Blame television, people, trends, Internet, and technology. But, the biggest factor is you. Young children reflect off the people they are surrounded with. Role models would be significant people around them or people they see on television. Whatever their role model does, curiosity rises, motivating children to try also. The Internet is also a whole new world to children because everything is on there. When school starts, peer pressure kicks in influencing kids to get the new item hot off the shelves. Cliques rise and the stress to be cool gets on everyone’s minds.
To give freedom to children, the world is an unlimited open place. “I think that kids are taking things for granted because they have too much freedom to express how they feel and how in-depth they want to be,” said Marcus Moreno, a senior at El Diamante High School.

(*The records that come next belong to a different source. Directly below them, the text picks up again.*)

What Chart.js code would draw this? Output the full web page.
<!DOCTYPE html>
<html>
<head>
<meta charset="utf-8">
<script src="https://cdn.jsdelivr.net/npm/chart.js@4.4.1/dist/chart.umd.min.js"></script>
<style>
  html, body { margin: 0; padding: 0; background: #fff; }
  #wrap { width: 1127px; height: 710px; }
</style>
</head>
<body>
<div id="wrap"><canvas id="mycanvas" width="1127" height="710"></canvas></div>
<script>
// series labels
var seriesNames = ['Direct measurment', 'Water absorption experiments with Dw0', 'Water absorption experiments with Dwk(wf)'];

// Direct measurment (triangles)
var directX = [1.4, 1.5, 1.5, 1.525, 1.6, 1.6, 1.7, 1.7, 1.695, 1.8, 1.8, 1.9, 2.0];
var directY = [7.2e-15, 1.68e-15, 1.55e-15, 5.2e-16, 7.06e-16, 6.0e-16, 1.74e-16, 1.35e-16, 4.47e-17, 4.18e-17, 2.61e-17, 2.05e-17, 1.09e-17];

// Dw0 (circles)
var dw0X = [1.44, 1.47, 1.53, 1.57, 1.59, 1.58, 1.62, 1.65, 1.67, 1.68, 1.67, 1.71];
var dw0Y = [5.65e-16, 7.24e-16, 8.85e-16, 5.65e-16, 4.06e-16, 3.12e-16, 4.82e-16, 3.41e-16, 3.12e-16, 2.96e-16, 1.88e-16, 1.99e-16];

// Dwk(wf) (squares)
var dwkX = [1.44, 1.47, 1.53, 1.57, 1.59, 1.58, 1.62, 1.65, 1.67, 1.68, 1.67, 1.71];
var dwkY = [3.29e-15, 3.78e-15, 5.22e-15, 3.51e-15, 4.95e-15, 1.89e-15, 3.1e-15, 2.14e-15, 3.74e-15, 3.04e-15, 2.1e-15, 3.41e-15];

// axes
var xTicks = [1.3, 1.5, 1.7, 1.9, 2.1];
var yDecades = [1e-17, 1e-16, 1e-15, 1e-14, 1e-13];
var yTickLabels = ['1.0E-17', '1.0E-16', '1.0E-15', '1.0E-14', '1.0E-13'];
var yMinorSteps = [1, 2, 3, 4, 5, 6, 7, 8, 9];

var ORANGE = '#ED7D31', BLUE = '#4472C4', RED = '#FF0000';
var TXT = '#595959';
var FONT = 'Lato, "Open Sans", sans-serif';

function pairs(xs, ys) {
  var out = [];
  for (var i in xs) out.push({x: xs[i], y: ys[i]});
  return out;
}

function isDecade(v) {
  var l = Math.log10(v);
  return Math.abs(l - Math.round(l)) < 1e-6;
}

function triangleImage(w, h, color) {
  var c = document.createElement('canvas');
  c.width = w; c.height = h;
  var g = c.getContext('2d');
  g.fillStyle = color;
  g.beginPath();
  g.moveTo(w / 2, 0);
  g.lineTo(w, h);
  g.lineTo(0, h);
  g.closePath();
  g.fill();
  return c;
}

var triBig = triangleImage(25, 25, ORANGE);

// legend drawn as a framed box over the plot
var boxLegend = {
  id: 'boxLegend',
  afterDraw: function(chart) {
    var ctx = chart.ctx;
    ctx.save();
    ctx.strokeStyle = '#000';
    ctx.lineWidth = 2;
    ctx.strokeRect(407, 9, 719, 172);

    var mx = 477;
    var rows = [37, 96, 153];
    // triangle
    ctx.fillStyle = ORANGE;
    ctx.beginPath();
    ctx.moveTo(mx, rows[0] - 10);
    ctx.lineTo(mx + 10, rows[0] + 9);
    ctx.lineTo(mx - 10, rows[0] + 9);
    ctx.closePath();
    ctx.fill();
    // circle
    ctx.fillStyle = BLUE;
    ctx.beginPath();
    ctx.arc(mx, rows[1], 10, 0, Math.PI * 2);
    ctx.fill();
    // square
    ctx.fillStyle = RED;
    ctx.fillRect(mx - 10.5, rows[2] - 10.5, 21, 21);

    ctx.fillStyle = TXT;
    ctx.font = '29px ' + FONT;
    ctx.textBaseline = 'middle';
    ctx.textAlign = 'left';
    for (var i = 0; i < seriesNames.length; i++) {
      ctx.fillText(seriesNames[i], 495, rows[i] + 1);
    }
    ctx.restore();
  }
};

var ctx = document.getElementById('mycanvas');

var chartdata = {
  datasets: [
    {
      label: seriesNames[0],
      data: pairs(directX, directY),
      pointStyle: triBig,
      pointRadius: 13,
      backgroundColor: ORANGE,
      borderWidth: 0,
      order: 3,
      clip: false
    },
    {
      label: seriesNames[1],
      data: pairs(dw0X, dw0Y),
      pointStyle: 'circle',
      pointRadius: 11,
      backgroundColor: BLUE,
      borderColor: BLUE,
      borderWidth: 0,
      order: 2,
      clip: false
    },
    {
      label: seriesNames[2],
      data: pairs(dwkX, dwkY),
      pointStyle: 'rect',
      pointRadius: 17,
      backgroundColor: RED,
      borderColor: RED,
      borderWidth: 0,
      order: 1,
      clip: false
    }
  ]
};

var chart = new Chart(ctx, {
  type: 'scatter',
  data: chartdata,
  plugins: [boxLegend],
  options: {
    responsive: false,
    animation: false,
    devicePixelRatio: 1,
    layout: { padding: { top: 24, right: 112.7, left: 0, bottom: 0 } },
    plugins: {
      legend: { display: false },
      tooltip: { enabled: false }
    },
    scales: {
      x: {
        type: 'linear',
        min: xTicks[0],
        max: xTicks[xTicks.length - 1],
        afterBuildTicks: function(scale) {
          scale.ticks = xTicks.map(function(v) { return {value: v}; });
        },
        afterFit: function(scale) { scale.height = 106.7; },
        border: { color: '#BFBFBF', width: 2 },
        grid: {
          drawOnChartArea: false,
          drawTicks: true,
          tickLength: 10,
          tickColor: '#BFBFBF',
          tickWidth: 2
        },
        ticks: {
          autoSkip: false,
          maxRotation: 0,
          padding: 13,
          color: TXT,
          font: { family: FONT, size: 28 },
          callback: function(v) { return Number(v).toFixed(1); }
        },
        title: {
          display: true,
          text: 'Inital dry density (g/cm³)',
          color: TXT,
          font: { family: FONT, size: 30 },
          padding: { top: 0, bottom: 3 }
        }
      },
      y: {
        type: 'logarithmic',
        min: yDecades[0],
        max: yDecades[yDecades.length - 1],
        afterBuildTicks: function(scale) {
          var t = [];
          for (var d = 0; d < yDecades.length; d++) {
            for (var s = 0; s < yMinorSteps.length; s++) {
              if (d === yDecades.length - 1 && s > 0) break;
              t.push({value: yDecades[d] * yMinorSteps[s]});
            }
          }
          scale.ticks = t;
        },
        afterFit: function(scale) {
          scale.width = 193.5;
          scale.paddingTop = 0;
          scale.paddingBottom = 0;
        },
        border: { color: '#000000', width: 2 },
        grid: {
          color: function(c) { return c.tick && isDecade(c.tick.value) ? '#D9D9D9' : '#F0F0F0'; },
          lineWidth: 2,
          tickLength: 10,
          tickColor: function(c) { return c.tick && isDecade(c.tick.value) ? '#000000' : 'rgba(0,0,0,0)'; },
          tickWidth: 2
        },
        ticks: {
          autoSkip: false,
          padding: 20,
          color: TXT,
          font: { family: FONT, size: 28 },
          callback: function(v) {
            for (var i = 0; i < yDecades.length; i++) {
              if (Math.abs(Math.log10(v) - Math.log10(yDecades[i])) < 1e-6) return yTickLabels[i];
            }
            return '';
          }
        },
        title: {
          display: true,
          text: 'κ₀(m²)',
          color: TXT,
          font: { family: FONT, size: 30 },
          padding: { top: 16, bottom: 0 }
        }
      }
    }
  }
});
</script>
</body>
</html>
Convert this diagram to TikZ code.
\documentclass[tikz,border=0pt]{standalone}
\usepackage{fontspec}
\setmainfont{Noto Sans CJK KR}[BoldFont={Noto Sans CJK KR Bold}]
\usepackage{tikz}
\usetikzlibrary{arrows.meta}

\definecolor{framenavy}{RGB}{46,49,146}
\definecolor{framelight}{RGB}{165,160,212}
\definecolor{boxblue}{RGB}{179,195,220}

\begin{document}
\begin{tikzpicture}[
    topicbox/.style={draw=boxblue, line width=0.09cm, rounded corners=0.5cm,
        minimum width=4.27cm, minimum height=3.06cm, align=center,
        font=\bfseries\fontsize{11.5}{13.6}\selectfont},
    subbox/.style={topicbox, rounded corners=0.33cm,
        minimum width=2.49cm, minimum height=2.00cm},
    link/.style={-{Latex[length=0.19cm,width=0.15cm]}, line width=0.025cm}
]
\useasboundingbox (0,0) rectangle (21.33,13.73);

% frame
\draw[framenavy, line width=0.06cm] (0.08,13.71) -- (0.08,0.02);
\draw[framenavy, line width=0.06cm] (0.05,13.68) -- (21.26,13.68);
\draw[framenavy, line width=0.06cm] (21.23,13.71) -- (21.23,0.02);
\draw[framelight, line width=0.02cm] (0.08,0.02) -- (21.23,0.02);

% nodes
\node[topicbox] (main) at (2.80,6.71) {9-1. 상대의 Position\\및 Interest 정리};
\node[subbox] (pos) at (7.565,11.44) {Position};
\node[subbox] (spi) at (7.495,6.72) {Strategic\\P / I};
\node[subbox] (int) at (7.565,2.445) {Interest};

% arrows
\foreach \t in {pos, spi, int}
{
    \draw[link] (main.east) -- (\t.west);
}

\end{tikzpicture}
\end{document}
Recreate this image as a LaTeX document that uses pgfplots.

Because we are supplied with so many resources to make life easier, children are also taking the easier way out. Instead of reading a certain chapter or writing an essay, cheat websites and answers are online exposing them to severe consequences in the future.
Ashlee Zwahlen, a senior at El Diamante High School explained, “I think they are exposed too much these days. It causes them to express inappropriate behavior while attempting to act older than they are.”
Especially in the entertainment industry, everything is wild and crazy. Reality shows are every popular because it reveals the lifestyle of people which glamorizes them, and inspires children to act the same.
Everything encourages children’s attitudes to change, but it is up to the guardian to control them. More and more youngsters are altering their personality and styles replacing Barbie for mascara or toy fire trucks for shaving cream. Their innocence and childhood is diminishing while money problems and peer pressures sink in. So is it really worth trading my childhood imagination for fortune and materialistic items? Absolutely not.